## What to produce
Find, in the records below, the line that contains "Clone this chart in matplotlib." and the line that contains "from matplotlib.legend_handler import". Copy those two lines and everything between them exactly, but not the pictures.

* * * *

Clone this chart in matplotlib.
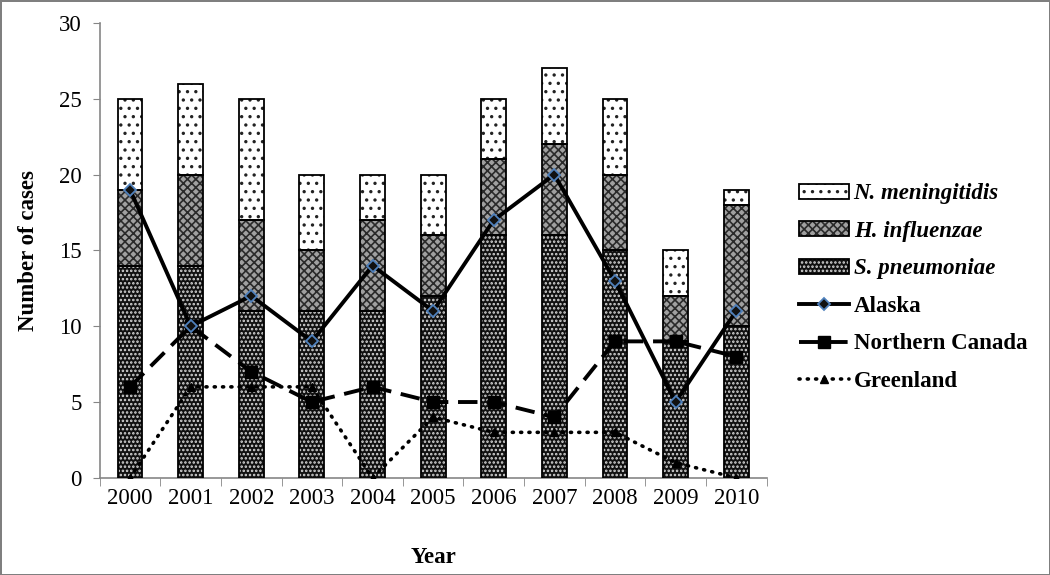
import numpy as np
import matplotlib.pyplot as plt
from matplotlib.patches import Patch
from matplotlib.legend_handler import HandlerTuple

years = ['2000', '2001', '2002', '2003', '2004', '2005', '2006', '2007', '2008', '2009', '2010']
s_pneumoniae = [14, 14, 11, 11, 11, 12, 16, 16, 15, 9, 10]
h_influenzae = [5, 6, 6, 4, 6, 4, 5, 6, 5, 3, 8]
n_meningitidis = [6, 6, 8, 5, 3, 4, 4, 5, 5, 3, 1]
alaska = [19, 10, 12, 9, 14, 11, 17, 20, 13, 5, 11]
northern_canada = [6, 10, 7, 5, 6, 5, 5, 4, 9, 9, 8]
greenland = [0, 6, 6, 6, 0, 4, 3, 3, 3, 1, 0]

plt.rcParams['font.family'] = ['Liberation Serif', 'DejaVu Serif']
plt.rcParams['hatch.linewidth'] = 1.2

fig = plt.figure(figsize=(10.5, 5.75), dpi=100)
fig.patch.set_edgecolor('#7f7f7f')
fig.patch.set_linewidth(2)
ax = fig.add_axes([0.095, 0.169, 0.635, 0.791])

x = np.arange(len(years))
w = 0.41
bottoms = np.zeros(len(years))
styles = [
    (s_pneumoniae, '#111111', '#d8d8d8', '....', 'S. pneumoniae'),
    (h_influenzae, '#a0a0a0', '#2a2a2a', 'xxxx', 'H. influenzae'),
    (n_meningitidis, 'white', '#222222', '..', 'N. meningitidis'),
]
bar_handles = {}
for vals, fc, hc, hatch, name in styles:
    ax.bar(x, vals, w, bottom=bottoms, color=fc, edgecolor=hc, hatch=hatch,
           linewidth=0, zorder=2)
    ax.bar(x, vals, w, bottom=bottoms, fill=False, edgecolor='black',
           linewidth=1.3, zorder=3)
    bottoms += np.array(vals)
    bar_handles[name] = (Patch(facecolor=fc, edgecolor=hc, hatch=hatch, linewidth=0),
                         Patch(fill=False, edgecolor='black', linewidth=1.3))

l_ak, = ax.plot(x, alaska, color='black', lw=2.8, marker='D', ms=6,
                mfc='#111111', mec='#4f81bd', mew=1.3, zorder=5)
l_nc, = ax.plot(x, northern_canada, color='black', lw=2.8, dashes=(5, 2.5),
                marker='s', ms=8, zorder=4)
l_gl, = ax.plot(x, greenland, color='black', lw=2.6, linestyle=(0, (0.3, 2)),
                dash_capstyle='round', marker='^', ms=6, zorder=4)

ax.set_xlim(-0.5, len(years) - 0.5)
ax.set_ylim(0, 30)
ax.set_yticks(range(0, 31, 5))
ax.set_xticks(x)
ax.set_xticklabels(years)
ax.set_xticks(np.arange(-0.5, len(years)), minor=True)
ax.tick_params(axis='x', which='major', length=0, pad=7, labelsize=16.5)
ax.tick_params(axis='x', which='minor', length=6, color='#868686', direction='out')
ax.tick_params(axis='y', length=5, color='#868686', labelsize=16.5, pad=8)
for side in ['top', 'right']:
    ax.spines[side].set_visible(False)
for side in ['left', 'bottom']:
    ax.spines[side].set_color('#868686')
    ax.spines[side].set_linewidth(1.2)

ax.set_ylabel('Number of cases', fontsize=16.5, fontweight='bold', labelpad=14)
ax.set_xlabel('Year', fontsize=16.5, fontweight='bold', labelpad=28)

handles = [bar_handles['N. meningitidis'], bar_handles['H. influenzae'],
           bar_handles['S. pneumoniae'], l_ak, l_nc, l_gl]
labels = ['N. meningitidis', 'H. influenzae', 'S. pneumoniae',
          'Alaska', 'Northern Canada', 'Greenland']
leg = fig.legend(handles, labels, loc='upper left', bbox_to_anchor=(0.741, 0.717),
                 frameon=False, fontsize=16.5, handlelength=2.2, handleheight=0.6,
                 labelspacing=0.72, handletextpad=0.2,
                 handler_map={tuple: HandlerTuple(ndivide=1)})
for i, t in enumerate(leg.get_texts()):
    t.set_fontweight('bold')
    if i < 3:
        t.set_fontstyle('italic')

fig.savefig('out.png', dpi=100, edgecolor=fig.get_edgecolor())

* * * *

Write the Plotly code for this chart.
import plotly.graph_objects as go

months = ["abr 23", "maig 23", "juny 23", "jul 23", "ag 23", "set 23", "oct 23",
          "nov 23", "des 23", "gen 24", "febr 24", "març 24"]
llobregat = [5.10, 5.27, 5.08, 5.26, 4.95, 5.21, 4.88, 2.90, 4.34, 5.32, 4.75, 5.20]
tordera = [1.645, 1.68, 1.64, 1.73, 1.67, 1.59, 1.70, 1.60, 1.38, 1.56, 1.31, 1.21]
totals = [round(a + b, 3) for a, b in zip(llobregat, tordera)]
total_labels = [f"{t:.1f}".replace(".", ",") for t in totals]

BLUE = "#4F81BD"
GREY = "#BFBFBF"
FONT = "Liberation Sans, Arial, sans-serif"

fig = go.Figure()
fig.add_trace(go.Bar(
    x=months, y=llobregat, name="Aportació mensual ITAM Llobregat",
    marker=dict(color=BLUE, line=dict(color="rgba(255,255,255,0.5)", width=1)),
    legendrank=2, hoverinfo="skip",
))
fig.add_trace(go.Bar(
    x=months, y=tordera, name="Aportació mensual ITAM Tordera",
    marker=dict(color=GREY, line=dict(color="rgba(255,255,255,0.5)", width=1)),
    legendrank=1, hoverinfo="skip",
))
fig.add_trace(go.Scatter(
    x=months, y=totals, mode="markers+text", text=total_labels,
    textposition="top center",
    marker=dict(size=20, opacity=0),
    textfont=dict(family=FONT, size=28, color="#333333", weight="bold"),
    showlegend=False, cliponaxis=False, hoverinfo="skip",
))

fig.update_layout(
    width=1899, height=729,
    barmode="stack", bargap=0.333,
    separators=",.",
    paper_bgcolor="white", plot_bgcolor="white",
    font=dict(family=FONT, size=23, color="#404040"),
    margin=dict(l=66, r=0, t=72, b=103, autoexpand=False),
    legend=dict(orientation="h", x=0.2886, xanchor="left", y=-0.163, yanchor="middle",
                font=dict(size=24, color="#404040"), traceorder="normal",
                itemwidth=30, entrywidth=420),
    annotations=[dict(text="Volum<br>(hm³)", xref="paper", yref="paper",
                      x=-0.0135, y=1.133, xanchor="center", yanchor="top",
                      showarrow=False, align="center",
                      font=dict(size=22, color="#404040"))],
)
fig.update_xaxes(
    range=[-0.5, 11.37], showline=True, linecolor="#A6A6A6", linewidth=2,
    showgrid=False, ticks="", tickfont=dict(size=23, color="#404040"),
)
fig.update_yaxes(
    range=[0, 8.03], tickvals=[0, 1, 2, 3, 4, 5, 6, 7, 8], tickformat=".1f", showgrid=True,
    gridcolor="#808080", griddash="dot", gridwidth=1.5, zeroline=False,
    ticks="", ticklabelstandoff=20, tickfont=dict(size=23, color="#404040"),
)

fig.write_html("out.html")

* * * *

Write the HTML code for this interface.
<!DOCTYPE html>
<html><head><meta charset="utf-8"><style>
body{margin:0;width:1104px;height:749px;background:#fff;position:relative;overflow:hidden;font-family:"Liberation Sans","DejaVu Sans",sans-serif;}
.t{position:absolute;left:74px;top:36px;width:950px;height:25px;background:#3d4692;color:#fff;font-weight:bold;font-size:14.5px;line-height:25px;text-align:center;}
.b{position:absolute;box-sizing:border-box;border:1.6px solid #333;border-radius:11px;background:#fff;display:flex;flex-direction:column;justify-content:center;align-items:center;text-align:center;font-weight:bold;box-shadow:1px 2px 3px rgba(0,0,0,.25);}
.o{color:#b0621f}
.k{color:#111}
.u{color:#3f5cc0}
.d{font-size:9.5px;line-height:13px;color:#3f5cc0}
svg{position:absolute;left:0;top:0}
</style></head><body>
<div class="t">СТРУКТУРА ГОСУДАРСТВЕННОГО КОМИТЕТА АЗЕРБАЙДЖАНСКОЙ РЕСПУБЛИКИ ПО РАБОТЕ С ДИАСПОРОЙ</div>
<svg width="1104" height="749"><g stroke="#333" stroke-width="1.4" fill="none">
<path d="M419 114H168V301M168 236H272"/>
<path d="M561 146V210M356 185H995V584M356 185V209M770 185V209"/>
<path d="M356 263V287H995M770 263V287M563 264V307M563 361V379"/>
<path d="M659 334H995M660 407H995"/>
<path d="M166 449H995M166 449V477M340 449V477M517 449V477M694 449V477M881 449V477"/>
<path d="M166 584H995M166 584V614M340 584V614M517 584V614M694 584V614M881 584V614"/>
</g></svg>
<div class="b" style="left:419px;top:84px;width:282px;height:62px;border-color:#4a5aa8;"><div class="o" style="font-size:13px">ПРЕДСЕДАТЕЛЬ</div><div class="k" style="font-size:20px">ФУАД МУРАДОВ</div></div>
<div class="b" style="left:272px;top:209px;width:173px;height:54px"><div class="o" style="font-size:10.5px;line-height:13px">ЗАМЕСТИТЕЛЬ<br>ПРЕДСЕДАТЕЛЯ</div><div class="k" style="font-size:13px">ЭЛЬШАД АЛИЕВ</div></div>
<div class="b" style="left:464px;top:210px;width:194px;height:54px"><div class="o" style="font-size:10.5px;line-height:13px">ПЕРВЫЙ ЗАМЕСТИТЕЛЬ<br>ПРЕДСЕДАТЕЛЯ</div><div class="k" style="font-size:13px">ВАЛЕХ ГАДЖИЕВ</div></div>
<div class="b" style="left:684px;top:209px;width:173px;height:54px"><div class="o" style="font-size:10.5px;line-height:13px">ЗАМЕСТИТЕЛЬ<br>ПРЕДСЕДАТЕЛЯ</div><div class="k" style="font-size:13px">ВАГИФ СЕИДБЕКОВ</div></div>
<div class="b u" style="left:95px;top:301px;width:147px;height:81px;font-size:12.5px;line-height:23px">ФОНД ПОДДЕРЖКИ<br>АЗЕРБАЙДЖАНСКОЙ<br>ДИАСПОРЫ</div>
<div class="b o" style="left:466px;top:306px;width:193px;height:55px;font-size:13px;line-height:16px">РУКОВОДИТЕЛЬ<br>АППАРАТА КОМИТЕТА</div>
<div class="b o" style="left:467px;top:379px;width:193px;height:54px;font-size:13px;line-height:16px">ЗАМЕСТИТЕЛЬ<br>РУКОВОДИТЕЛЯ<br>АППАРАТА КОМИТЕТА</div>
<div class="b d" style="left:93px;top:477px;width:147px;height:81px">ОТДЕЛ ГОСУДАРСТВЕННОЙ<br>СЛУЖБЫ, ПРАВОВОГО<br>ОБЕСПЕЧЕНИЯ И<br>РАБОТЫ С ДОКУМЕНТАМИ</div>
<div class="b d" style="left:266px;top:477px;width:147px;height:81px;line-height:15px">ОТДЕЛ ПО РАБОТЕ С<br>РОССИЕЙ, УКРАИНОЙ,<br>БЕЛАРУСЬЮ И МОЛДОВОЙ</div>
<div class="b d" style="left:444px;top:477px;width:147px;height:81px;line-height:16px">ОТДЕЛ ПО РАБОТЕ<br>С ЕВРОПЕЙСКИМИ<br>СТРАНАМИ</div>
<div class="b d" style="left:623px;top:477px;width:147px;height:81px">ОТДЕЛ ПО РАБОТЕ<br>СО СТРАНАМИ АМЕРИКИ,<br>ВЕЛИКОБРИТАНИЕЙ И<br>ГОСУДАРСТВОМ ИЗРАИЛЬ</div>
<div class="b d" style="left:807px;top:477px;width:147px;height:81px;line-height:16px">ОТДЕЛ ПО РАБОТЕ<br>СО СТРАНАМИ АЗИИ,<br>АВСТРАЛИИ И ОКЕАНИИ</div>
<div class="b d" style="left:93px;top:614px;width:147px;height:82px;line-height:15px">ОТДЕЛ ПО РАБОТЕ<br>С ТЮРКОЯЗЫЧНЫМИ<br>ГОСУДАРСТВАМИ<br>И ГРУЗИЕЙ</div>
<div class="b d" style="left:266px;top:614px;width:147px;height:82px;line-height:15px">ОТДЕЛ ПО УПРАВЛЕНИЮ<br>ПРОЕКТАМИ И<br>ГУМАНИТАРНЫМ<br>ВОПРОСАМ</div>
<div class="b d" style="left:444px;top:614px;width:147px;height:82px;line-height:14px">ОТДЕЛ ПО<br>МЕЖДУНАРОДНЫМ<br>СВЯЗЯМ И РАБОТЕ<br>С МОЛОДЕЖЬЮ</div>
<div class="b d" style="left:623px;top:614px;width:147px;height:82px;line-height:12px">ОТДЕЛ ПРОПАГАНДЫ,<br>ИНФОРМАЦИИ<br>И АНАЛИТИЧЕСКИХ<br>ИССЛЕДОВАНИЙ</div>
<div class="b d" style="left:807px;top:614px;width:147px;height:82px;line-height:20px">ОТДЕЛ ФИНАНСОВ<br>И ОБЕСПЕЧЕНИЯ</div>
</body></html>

* * * *

## Reply
Clone this chart in matplotlib.
import numpy as np
import matplotlib.pyplot as plt
from matplotlib.patches import Patch
from matplotlib.legend_handler import HandlerTuple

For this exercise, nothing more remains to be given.